From here I suggest you go to a video or book.  They can help you so much more than I can.  I'm still learning.    Northlight Books has a number of good workshops that are downloadable. Watch for their sales too.      Get on their mailing list to get the best prices periodically.    Interweave also has workshops at good prices, but they seem to feature more of the pretty girl kind of faces that are so popular.   Not everyone is a pretty girl.     You may want to draw pretty faces forever and if so, there are dozens of videos on you tube you can study.      If you want to stretch a bit farther and draw or paint mens faces, or older faces, or children's faces - I'd recommend the Northlight Books.     Dick Blick and other art supply companies may have videos that will be helpful.  

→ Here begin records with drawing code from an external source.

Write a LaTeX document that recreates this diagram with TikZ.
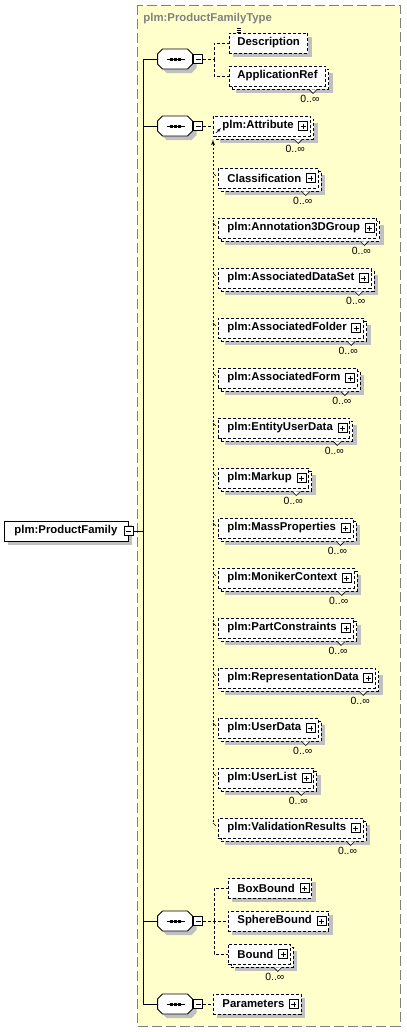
\documentclass[tikz,border=0pt]{standalone}
\usepackage{fontspec}
\setmainfont{Liberation Sans}
\usepackage{tikz}
\usetikzlibrary{shapes.geometric, shadows, arrows, positioning, calc}
\definecolor{TypeYellow}{HTML}{FFFFCC}
\definecolor{ShadowGrey}{HTML}{C0C0C0}
\definecolor{FrameGrey}{HTML}{808080}

\begin{document}
\begin{tikzpicture}[x=1bp, y=-1bp, >=latex', line width=0.9bp]
    \tikzstyle{elem} = [rectangle, draw, fill=white, dash pattern=on 3bp off 2bp, anchor=west, minimum height=20bp, inner xsep=9bp, inner ysep=0bp, font=\fontsize{11.4}{13}\selectfont\bfseries]
    \tikzstyle{onebox} = [drop shadow={shadow xshift=4bp, shadow yshift=-4bp, fill=ShadowGrey, opacity=1}]
    \tikzstyle{twobox} = [general shadow={shadow xshift=7bp, shadow yshift=-7bp, fill=ShadowGrey}, general shadow={shadow xshift=3bp, shadow yshift=-3bp, fill=white, draw=black, dash pattern=on 3bp off 2bp}]
    \tikzstyle{seq} = [rectangle, minimum width=35bp, minimum height=20bp, inner sep=0bp]
    \tikzstyle{minusbox} = [rectangle, draw, solid, fill=white, minimum size=9bp, inner sep=0bp, line width=0.7bp, path picture={\draw ($(path picture bounding box.west)+(2bp,0)$) -- ($(path picture bounding box.east)+(-2bp,0)$);}]
    \tikzstyle{plusbox} = [rectangle, draw, solid, fill=white, minimum size=9bp, inner sep=0bp, line width=0.7bp, path picture={\draw ($(path picture bounding box.west)+(2bp,0)$) -- ($(path picture bounding box.east)+(-2bp,0)$); \draw ($(path picture bounding box.north)+(0,-2bp)$) -- ($(path picture bounding box.south)+(0,2bp)$);}]
    \tikzstyle{occ} = [font=\fontsize{10.5}{12}\selectfont, inner sep=0bp, anchor=north east]
    \tikzstyle{line} = [draw, solid, black]
    \tikzstyle{branch} = [draw, dash pattern=on 3bp off 2bp]
    \tikzstyle{subst} = [draw, dash pattern=on 2bp off 2bp]

    \useasboundingbox (0,0) rectangle (406,1032);

    % complex type frame
    \draw[FrameGrey, fill=TypeYellow, dash pattern=on 10bp off 4bp] (137,5) rectangle (400,1026);
    \node[anchor=west, inner sep=0bp, text=FrameGrey, font=\fontsize{11.4}{13}\selectfont\bfseries] (typename) at (143,19) {plm:ProductFamilyType};

    % root element
    \node[elem, solid, onebox, inner xsep=10bp] (pf) at (4,531) {plm:ProductFamily\hspace*{1bp}};
    \node[minusbox] (pfm) at (pf.east) {};

    % sequences
    \coordinate (trunktop) at (143,59);
    \coordinate (trunkbot) at (143,1004);
    \path[line] (trunktop) -- (trunkbot);
    \path[line] (pfm.east) -- (pfm.east -| trunktop);
    \foreach \s/\y in {1/59, 2/126, 3/921, 4/1004} {
        \node[seq] (s\s) at (175.5,\y) {};
        \fill[ShadowGrey] ($(s\s.west)+(4,-1)$) -- ++(5,-5) -- ++(25,0) -- ++(5,5) -- ++(0,10) -- ++(-5,5) -- ++(-25,0) -- ++(-5,-5) -- cycle;
        \draw[fill=white] ($(s\s.west)+(0,-5)$) -- ++(5,-5) -- ++(25,0) -- ++(5,5) -- ++(0,10) -- ++(-5,5) -- ++(-25,0) -- ++(-5,-5) -- cycle;
        \node[minusbox, right=0bp of s\s] (m\s) {};
        \path[line] (s\s.west -| trunktop) -- (s\s.west);
        \draw[line width=0.8bp] (s\s.center) +(-9,0) -- +(9,0);
        \foreach \dx in {-4,0,4}
            \fill ($(s\s.center)+(\dx,0)$) +(-1.5,-1.5) rectangle +(1.5,1.5);
    }

    % description, application ref
    \node[elem, onebox, inner xsep=8bp] (desc) at (229,43) {Description};
    \node[elem, twobox, inner xsep=8bp] (appref) at (229,76) {ApplicationRef};
    \coordinate (b1) at ($(m1.east)+(11,0)$);
    \path[branch] (m1.east) -- (b1) |- (desc.west);
    \path[branch] (b1) |- (appref.west);
    \foreach \dy in {0,2,4}
        \draw[line width=0.6bp] ($(desc.north west)+(8,-4+\dy)$) -- ++(4,0);

    % attribute substitution group
    \node[elem, twobox] (attr) at (213,126) {plm:Attribute\hspace*{8bp}};
    \path[branch] (m2.east) -- (attr.west);
    \draw[->, line width=0.6bp] ($(attr.west)+(3,7)$) -- ++(5,-5);
    \coordinate (subtop) at ($(attr.south west)+(0,3)$);
    \coordinate (subbot) at (213,822);
    \path[subst, ->] (subbot) -- (subtop);
    \foreach \nm/\txt [count=\i] in {cls/Classification, a3d/plm:Annotation3DGroup, ads/plm:AssociatedDataSet, afo/plm:AssociatedFolder, afm/plm:AssociatedForm, eud/plm:EntityUserData, mku/plm:Markup, mpr/plm:MassProperties, mon/plm:MonikerContext, pco/plm:PartConstraints, rep/plm:RepresentationData, usd/plm:UserData, usl/plm:UserList, val/plm:ValidationResults} {
        \node[elem, twobox] (\nm) at (218,128+50*\i) {\txt\hspace*{8bp}};
        \draw[line width=0.6bp] ($(\nm.west)+(-5,-5)$) -- ++(3,3);
    }

    % bounds
    \node[elem, onebox] (boxb) at (228,888) {BoxBound\hspace*{8bp}};
    \node[elem, onebox] (sphb) at (228,921) {SphereBound\hspace*{8bp}};
    \node[elem, twobox] (bnd) at (228,954) {Bound\hspace*{8bp}};
    \coordinate (b3) at ($(m3.east)+(11,0)$);
    \path[branch] (m3.east) -- (sphb.west);
    \path[branch] (b3) |- (boxb.west);
    \path[branch] (b3) |- (bnd.west);

    % parameters
    \node[elem, onebox] (params) at (213,1004) {Parameters\hspace*{8bp}};
    \path[branch] (m4.east) -- (params.west);

    % expand boxes and occurrences
    \foreach \nm in {attr, cls, a3d, ads, afo, afm, eud, mku, mpr, mon, pco, rep, usd, usl, val, boxb, sphb, bnd, params}
        \node[plusbox, left=3bp of \nm.east] (\nm-p) {};
    \foreach \nm in {appref, attr, cls, a3d, ads, afo, afm, eud, mku, mpr, mon, pco, rep, usd, usl, val, bnd} {
        \draw[solid, fill=white, line width=0.6bp] ($(\nm.south east)+(-17,3)$) -- ++(4,4) -- ++(4,-4);
        \node[occ] (\nm-o) at ($(\nm.south east)+(-6,8)$) {0..∞};
    }
\end{tikzpicture}
\end{document}
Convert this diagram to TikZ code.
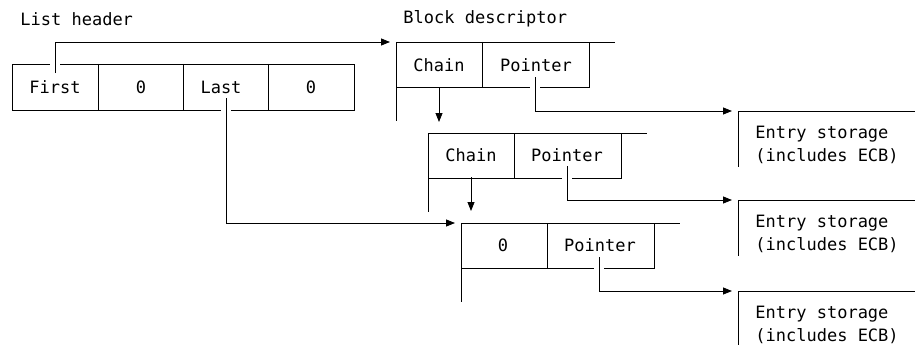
\documentclass[tikz,border=0pt]{standalone}
\usepackage{fontspec}
\setmonofont{DejaVu Sans Mono}
\usetikzlibrary{arrows.meta}
\begin{document}
\begin{tikzpicture}[x=1pt,y=-1pt,line width=0.8pt,
  lbl/.style={font=\ttfamily\fontsize{17}{23}\selectfont,inner sep=0pt},
  arr/.style={-{Triangle[length=9pt,width=7pt]}},
  halo/.style={preaction={draw=white,line width=10pt,-}},
  boxline/.style={line width=0.8pt}]
\useasboundingbox (0,0) rectangle (915,345);

% titles
\node[lbl,anchor=west] (lh) at (20,19) {List header};
\node[lbl,anchor=west] (bd) at (403,19) {Block descriptor};

% list header
\draw[boxline] (12,64) rectangle (354,110);
\foreach \x in {98,183,268} \draw[boxline] (\x,64) -- (\x,110);
\node[lbl] (first) at (55,87) {First};
\node[lbl] (z1) at (141,87) {0};
\node[lbl] (last) at (221,87) {Last};
\node[lbl] (z2) at (311,87) {0};

% block descriptors
\foreach \L/\T in {396/42,428/133,461/223}{
  \draw[boxline] (\L,\T) -- ({\L+219},\T);
  \draw[boxline] (\L,\T) -- (\L,{\T+79});
  \draw[boxline] (\L,{\T+45}) -- ({\L+193},{\T+45}) -- ({\L+193},\T);
  \draw[boxline] ({\L+86},\T) -- ({\L+86},{\T+45});
}
\node[lbl] (ch1) at (439,65) {Chain};
\node[lbl] (p1) at (536,65) {Pointer};
\node[lbl] (ch2) at (471,155) {Chain};
\node[lbl] (p2) at (567,155) {Pointer};
\node[lbl] (z3) at (503,245) {0};
\node[lbl] (p3) at (600,245) {Pointer};

% entry storage
\foreach \T/\n in {111/e1,200/e2,291/e3}{
  \draw[boxline] (915,\T) -- (738,\T) -- (738,{\T+56});
  \node[lbl,anchor=west,align=left] (\n) at (755,{\T+34}) {Entry storage\\(includes ECB)};
}

% anchor coordinates for connectors
\coordinate (b1in) at (390,42);
\coordinate (b2top) at (471,133);
\coordinate (b1chain) at (439,87);
\coordinate (b2chain) at (471,177);
\coordinate (b3in) at (455,223);
\coordinate (e1in) at (732,111);
\coordinate (e2in) at (732,200);
\coordinate (e3in) at (732,291);

% connectors
\draw[arr,halo] ([yshift=7pt]first.north -| 55,0) -- (55,42) -- (b1in);
\draw[arr,halo] (226,98) -- (226,223) -- (b3in);
\draw[arr] (b1chain) -- (439,122);
\draw[arr] (b2chain) -- (471,211);
\draw[arr,halo] (535,77) |- (e1in);
\draw[arr,halo] (567,166) |- (e2in);
\draw[arr,halo] (599,257) |- (e3in);
\end{tikzpicture}
\end{document}
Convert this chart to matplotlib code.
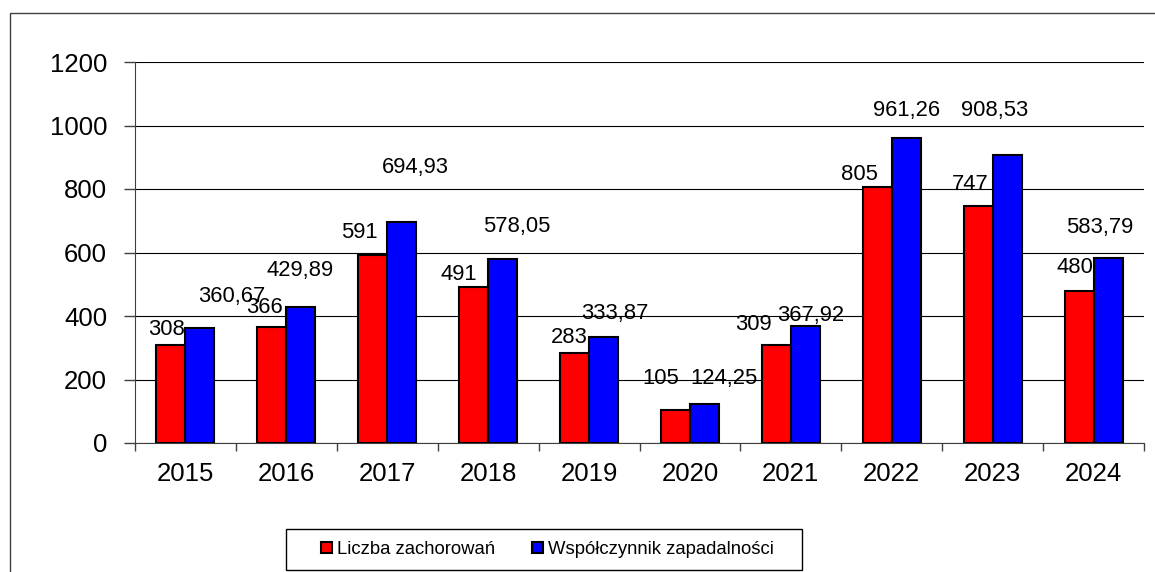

I recommend you get a sketchbook, a pencil and eraser and just start.    Practice eyes on one page, mouths on another, noses?  Ears?     Then be brave and try to put them together.    

Now, here is a fun twist for you.      Get a fashion magazine and cut out some eyes and some eyeglasses.    I keep a few of them in an envelope inside my art journal. That way if I'm disgusted with the eyes I just drew, I can view it with sunglasses to see what else needs work.   LOL   Sometimes we focus on one thing so long, we don't see the rest.   

Sometimes we just need a little giggle. 

Drawing faces

I've also spent some time drawing faces that may become paintings at some time.      The whole exercise of having an art journal is a place to explore, and stretch, and make mistakes, and make progress.     And take notes.    

I pasted in a face I'll probably draw on the facing page.    

This isa portrait of my father's grandfather.  

This is drawn from a photo of a cowboyI found online.    This is a pencil  sketch. The color comes from heightening contrast and amping up the color saturation.   I photographed it under a lamp that gives off a golden glow.    Photoshop Elements was the program I used. 
 This next cowboy is a simple pencil sketch with a number 2 pencil.      
 My little Parisian friend who I have used as a silhouette in several pieces, and whose face I sketched earlier is the subject of this sketch.    I pasted the pic next to him in the journal.    that way I can go back and tweak him at leisure.  Nothing l ike a good eraser!   LOL
 This image was also done using Photoshop with a pencil sketch.     I was just getting tired of  plain pencil sketches.       I've already changed quite a few little details of this one since I took the photo.    
 Here is a very straight forward pencil drawing.     It's a different kind of face for me to draw.   I like the challenge.
Sometimes it's nice to have a few rainy days and no commitments or constraints.